I look forward to the Digital Therapeutics (DTx) East conference every year. Even though this year the conference took on an online-only format, it still created the opportunity for a slew of interesting conversations about digital health – a topic that COVID-19 has thrown into the spotlight.
As Head of Clinical at Fern Health, I had the opportunity to participate in a panel on the topic of virtual clinical trials and digital therapeutics. While there has always been some resistance to digital health from payers, pharma, and providers, the COVID-19 pandemic has pushed the industry to fast adoption of telemedicine and other digital health solutions out of necessity.
Now, it’s our responsibility to build clinical trials and research plans that validate these digital products for efficacy and patient usability, while creating a sustainable plan for their continued evolution.
Based on my experience bringing both digital and non-digital therapeutics to market, I have a few recommendations on how to build successful and impactful clinical trials for digital health products that I discussed on the panel:
1. Design a rigorous clinical and regulatory roadmap.
In order for a digital therapeutics to be taken seriously – and lead to clinically meaningful results – it’s critical to have a plan for how the product will be tested, benchmarked, and how it will evolve over time. There have been moments in my consulting experience when I’ve asked startups about their regulatory roadmap and received blank looks. Even feasibility studies are an important place to start, especially if you can map out an expansion plan for later down the line.
2. Include the patient voice in concrete ways.
For years, patient centricity has been a buzzword in the healthcare industry. When I’m analyzing an organization’s clinical trial design or product, I look for evidence that the team has done more than simply listen to requests and feedback from patients and caregivers. Have they also applied those viewpoints in practice? For example, in product development, it’s not enough to test the user interface and usability with patients – you have to also incorporate their preferences into your product design. In clinical protocol design, getting input from patients on feasibility is crucial. It doesn’t matter how efficacious a therapeutic might be, if patients won’t use them in the real world.
3. Develop endpoints that are meaningful for patients.

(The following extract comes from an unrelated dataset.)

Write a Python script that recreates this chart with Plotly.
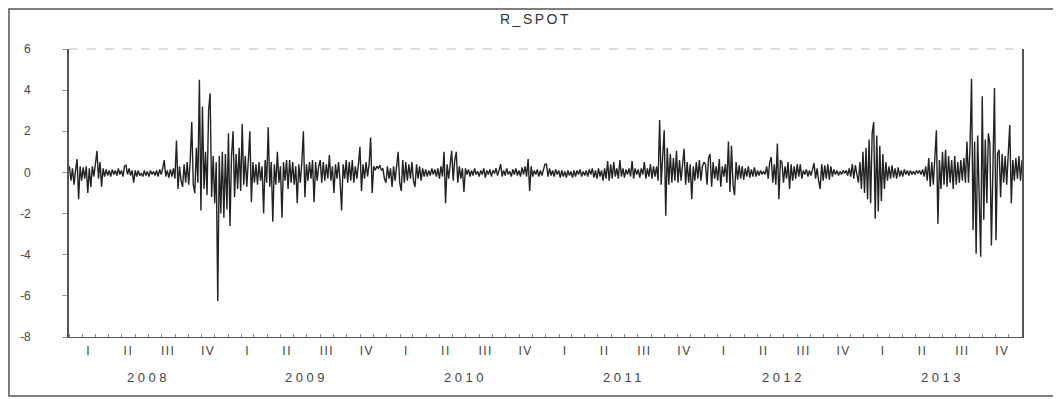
import pandas as pd
import plotly.graph_objects as go

# ---------------- data (~2 obs per week) ----------------
years = [2008, 2009, 2010, 2011, 2012, 2013]
quarters = ["I", "II", "III", "IV"]
y_ticks = [-8, -6, -4, -2, 0, 2, 4, 6]

r_2008 = [0.3, -0.4, 0.2, -0.6, 0.1, 0.65, -1.3, 0.3, -0.4, 0.25, -0.3, 0.3, -1.0, 0.2, -0.7, 0.3,
          -0.2, 0.4, 1.05, -0.3, 0.5, -0.7, 0.2, -0.2, 0.15, -0.15, 0.1, -0.2, 0.15, -0.1, 0.1, -0.15,
          0.2, -0.1, 0.1, -0.2, 0.3, 0.35, -0.1, 0.2, -0.15, 0.1, -0.5, 0.1, -0.2, 0.1, -0.15, -0.05,
          -0.2, 0.1, -0.15, 0.05, -0.2, 0.1, -0.1, 0.05, -0.15, 0.1, -0.2, 0.15, -0.1, 0.2, 0.6, -0.2,
          0.1, -0.25, 0.15, -0.2, 0.2, -0.3, 1.55, -0.8, 0.3, -0.4, -0.7, 0.4, -0.5, 0.5, -0.6, 0.6,
          2.45, -0.6, -1.0, 1.2, -0.5, 4.5, -1.85, 3.2, -0.8, 1.0, -1.1, 3.0, 3.85, -1.2, 0.8, -1.5,
          0.5, -6.25, 0.8, -2.0, 1.0, -2.2, 0.9, -1.8]

r_2009 = [1.9, -2.6, 0.8, 2.0, -1.2, 0.9, -0.8, 1.2, -0.9, 2.35, -0.6, 0.8, -0.7, 0.6, 2.0, -1.45,
          0.5, -0.5, 0.4, -0.6, 0.5, -0.4, 0.3, -2.0, 0.6, -0.5, 2.2, -0.7, 0.5, -2.4, 0.4, -0.6,
          1.0, -0.5, 0.3, -2.2, 0.5, -0.4, 0.6, -0.8, 0.6, -0.5, 0.5, -0.6, 0.3, -1.5, 0.4, -0.5,
          0.5, 2.0, -1.2, 0.4, -0.4, 0.5, -0.3, 0.6, -1.45, 0.5, -0.4, 0.3, 0.6, -0.5, 0.5, -0.4,
          0.4, -0.3, 0.85, -0.4, 0.3, -1.0, 0.4, -0.3, 0.5, -0.4, -1.85, 0.4, -0.3, 0.6, -0.5, 0.5,
          -0.4, 0.6, -0.5, 0.3, -0.3, 0.4, 1.25, -0.9, 0.4, -0.3, 0.5, -0.2, 0.4, 1.7, -1.0, 0.3,
          0.1, 0.3, 0.2, 0.35, 0.1, 0.2, -0.3, -0.5]

r_2010 = [0.3, -0.3, 0.2, -0.7, 0.3, -0.4, 0.5, 1.0, -0.5, -0.9, 0.6, -0.5, 0.5, -0.4, 0.4, -0.3,
          0.5, -0.4, -0.7, 0.4, -0.3, 0.3, -0.4, 0.2, -0.2, 0.15, -0.2, 0.1, -0.15, 0.2, -0.1, 0.15,
          -0.2, 0.2, -0.3, 0.3, -0.2, 1.0, -1.5, 0.4, -0.3, 0.5, 1.05, -0.4, 0.6, 1.0, -0.5, 0.3,
          -0.3, 0.2, -0.95, 0.2, -0.1, 0.15, -0.2, 0.1, -0.15, 0.2, -0.1, 0.05, -0.2, 0.1, -0.1, 0.2,
          -0.25, 0.1, -0.1, 0.15, -0.2, 0.1, -0.05, 0.2, -0.15, 0.1, 0.4, -0.2, 0.1, -0.15, 0.2, -0.1,
          0.05, -0.2, 0.15, -0.1, 0.2, -0.15, 0.1, -0.2, 0.25, -0.1, 0.3, -0.2, 0.65, -0.9, 0.3, -0.2,
          0.1, -0.1, 0.15, -0.2, 0.1, -0.15, 0.2, 0.4]

r_2011 = [0.4, -0.2, 0.2, -0.15, 0.1, -0.2, 0.15, -0.1, 0.1, -0.25, 0.1, -0.2, 0.05, -0.25, 0.1, -0.15,
          0.05, -0.25, 0.1, -0.2, 0.1, -0.1, 0.15, -0.2, 0.05, -0.15, 0.1, -0.2, 0.15, -0.1, 0.2, -0.25,
          0.1, -0.3, 0.2, -0.2, 0.1, -0.4, 0.2, -0.3, 0.55, -0.4, 0.4, -0.3, 0.5, -0.2, 0.2, -0.3,
          0.6, -0.2, 0.2, -0.25, 0.15, -0.1, 0.2, -0.2, 0.55, -0.3, 0.2, -0.1, 0.15, -0.25, 0.2, -0.1,
          0.5, -0.3, 0.2, -0.2, 0.4, -0.3, 0.3, -0.2, 0.3, -0.4, 2.55, -0.6, 0.8, 2.05, -2.1, 1.2,
          -0.6, 0.9, -0.5, 0.7, -0.4, 1.05, -0.5, 0.6, -0.4, 0.5, 1.15, -0.6, 0.5, -0.5, 0.4, -1.3,
          0.3, -0.4, 0.5, -0.3, 0.6, -0.4, 0.3, 0.5]

r_2012 = [0.4, -0.6, 0.7, 0.9, -0.7, 0.5, -0.3, 0.3, -0.4, 0.65, -0.7, 0.3, -0.2, 0.4, -0.5, 1.5,
          -0.95, 1.3, -0.6, -1.1, 0.5, -0.35, 0.35, -0.3, 0.3, -0.35, 0.2, -0.2, 0.3, -0.25, 0.15, -0.2,
          0.25, -0.2, 0.1, -0.15, 0.1, -0.1, 0.05, -0.1, 0.3, -0.3, 0.5, 0.75, -0.5, 0.4, -0.6, 1.4,
          -1.3, 0.6, 0.5, -0.5, 0.3, -0.3, 0.5, -0.8, 0.4, -0.4, 0.3, -0.3, 0.4, -0.2, 0.4, -0.3,
          0.1, -0.1, 0.15, -0.2, 0.1, -0.15, 0.2, 0.45, -0.3, 0.2, -0.4, -0.8, 0.4, -0.4, 0.35, -0.3,
          0.4, -0.35, 0.3, -0.2, 0.15, -0.1, 0.1, -0.15, 0.05, -0.1, 0.1, -0.05, 0.1, -0.15, 0.2, -0.2,
          0.4, -0.3, 0.35, -0.2, -0.5, 0.5, -0.8, 1.0]

r_2013 = [-1.0, 1.2, -1.3, 1.6, -1.5, 1.9, 2.45, -2.25, 1.8, -1.9, 1.3, -1.4, 0.9, -0.8, 0.5, -0.4,
          0.3, -0.3, 0.35, -0.25, 0.2, -0.3, 0.25, -0.2, 0.1, -0.2, 0.15, -0.1, 0.1, -0.15, 0.1, -0.1,
          0.05, -0.1, 0.1, -0.05, 0.1, -0.1, 0.15, -0.2, 0.3, -0.4, 0.7, -0.7, 0.5, -0.6, 0.6, 2.05,
          -2.5, 0.6, -0.8, 1.0, -0.6, 1.1, -0.7, 0.8, -0.5, 0.6, -0.8, 0.8, -0.6, 0.5, -0.5, 0.6,
          -0.4, 0.7, -0.5, 1.5, -0.5, 1.2, 4.55, -2.8, 1.5, -3.95, 1.8, -1.9, -4.1, 3.7, -2.3, 1.6,
          -1.5, 1.9, 1.4, -3.55, 1.5, 4.1, -3.3, 0.9, 1.1, -1.2, 0.9, -0.5, 0.8, -0.6, 0.9, 2.3,
          -1.5, 0.6, -0.4, 0.7, -0.3, 0.8, -0.4, 0.6]

values = r_2008 + r_2009 + r_2010 + r_2011 + r_2012 + r_2013
dates = pd.date_range("2008-01-02", "2013-12-31", periods=len(values))

# ---------------- axis helpers ----------------
q_mid, q_text = [], []
for yr in years:
    for qi, q in enumerate(quarters):
        s = pd.Timestamp(year=yr, month=3 * qi + 1, day=1)
        e = s + pd.DateOffset(months=3)
        q_mid.append(s + (e - s) / 2)
        q_text.append(f'<span style="letter-spacing:1.5px">{q}</span>')
month_starts = list(pd.date_range(f"{years[0]}-01-01", f"{years[-1] + 1}-01-01", freq="MS"))

FONT = "Liberation Sans, Arial, sans-serif"
TXT = "#444444"

fig = go.Figure()
fig.add_trace(go.Scatter(x=dates, y=values, mode="lines",
                         line=dict(color="#222222", width=1.4), showlegend=False,
                         hoverinfo="skip"))

# the page body adds an 8px margin, so the figure is sized to fit the window
fig.update_layout(
    width=1053, height=391,
    margin=dict(l=61, r=39, t=41, b=62, autoexpand=False),
    paper_bgcolor="white", plot_bgcolor="white",
    showlegend=False,
    font=dict(family=FONT, size=12, color=TXT),
)

fig.update_xaxes(
    type="date", automargin=False,
    range=[pd.Timestamp(f"{years[0]}-01-01"), pd.Timestamp(f"{years[-1]}-12-31")],
    tickmode="array", tickvals=q_mid, ticktext=q_text,
    ticks="", ticklabelstandoff=2,
    tickfont=dict(family=FONT, size=12, color=TXT),
    showgrid=False, zeroline=False,
    showline=True, linecolor="#555555", linewidth=1.3, mirror=False,
    minor=dict(tickmode="array", tickvals=month_starts, ticks="inside",
               ticklen=3, tickcolor="#888888", tickwidth=1, showgrid=False),
)

fig.update_yaxes(
    automargin=False,
    range=[y_ticks[0], y_ticks[-1]],
    tickmode="array", tickvals=y_ticks, ticktext=[str(v) for v in y_ticks],
    ticks="outside", ticklen=5, tickcolor="#999999",
    ticklabelstandoff=29,
    tickfont=dict(family=FONT, size=12, color=TXT),
    showgrid=False, zeroline=False,
    showline=True, linecolor="#555555", linewidth=1.6, mirror=True,
)

# faint top border of plot area
fig.add_shape(type="line", xref="paper", yref="paper", x0=0, x1=1, y0=1, y1=1,
              line=dict(color="#bbbbbb", width=1, dash="dash"))

# outer frame
fig.add_shape(type="rect", xref="paper", yref="paper",
              x0=-0.063, x1=1.0378, y0=-0.2049, y1=1.139,
              line=dict(color="#555555", width=1.5))

# title
fig.add_annotation(text='<span style="letter-spacing:2.5px">R_SPOT</span>',
                   xref="paper", yref="paper", x=0.489, y=1.105,
                   showarrow=False, xanchor="center", yanchor="middle",
                   font=dict(family=FONT, size=14, color="#333333"))

# year labels
for yr in years:
    fig.add_annotation(text=f'<span style="letter-spacing:3.5px">{yr}</span>',
                       x=pd.Timestamp(f"{yr}-07-01"), xref="x",
                       y=-0.142, yref="paper",
                       showarrow=False, xanchor="center", yanchor="middle",
                       font=dict(family=FONT, size=13, color=TXT))

fig.write_html("out.html")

One concrete way to incorporate the patient voice is by identifying clinical trial endpoints that are meaningful to patients. For example, with the Fern digital chronic MSK pain platform, we’re shifting the focus of pain management from pain relief to functional restoration. Functional pain endpoints are more important to patients in the long term than pain relief alone.

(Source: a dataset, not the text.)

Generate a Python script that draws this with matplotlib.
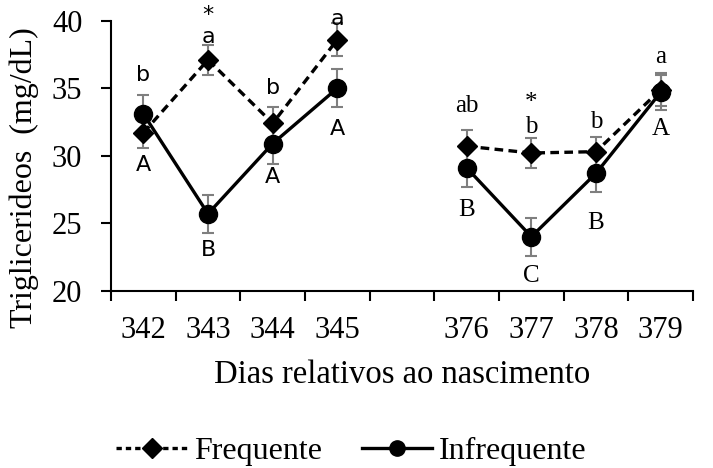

4. Don’t fall into “analysis paralysis.”
In any digital health product, it’s easy to become bogged down in data. Instead, focus on generating actionable insights and evidence that answer key questions or help improve your product.

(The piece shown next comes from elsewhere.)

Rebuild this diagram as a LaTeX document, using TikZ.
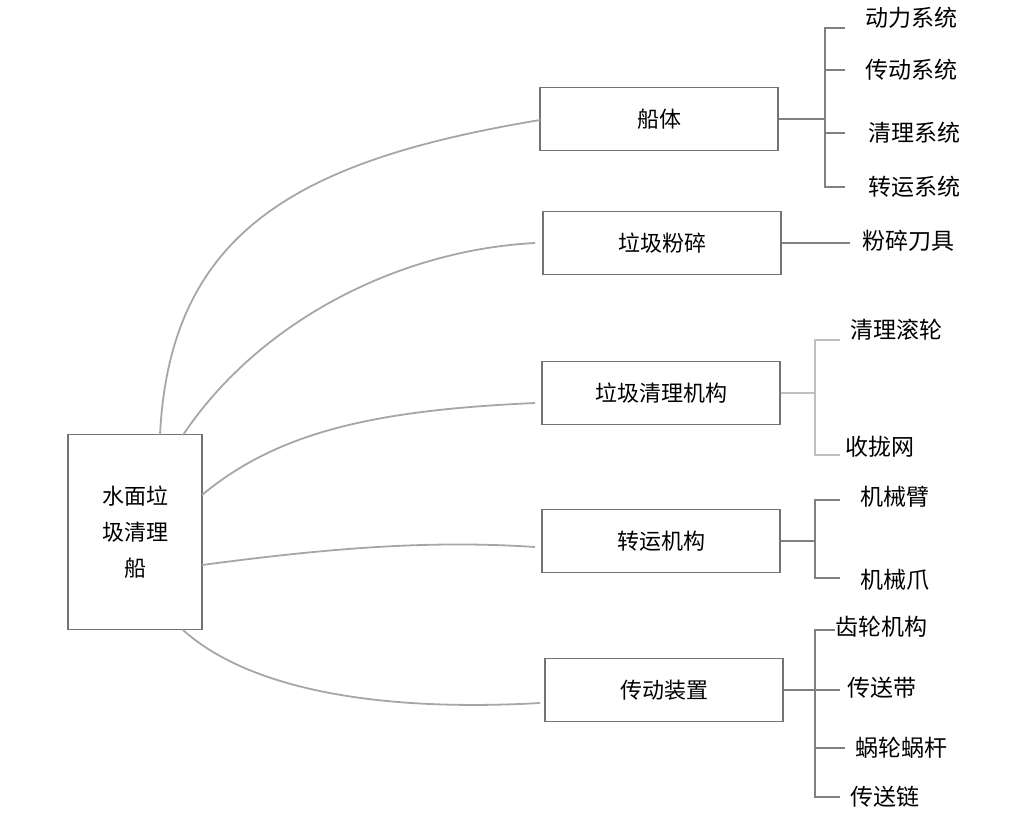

5. Know that regulatory approval isn’t the end-all, be-all of the research process.
As an industry, we need to shift the laser focus on regulatory approval as the ultimate validation, as the real value is found in the development journey. Health economic outcomes and human factor research are just as important, if not more so, than clinical efficacy, safety, and tolerability for product adoption.
Digital therapeutics, from clinical trials onward, create an opportunity to democratize access to both the research process and to high-quality care. Even though our work is digital, we must remain rooted in real-world function and outcomes if we want to create products that lead to meaningful outcomes for patients.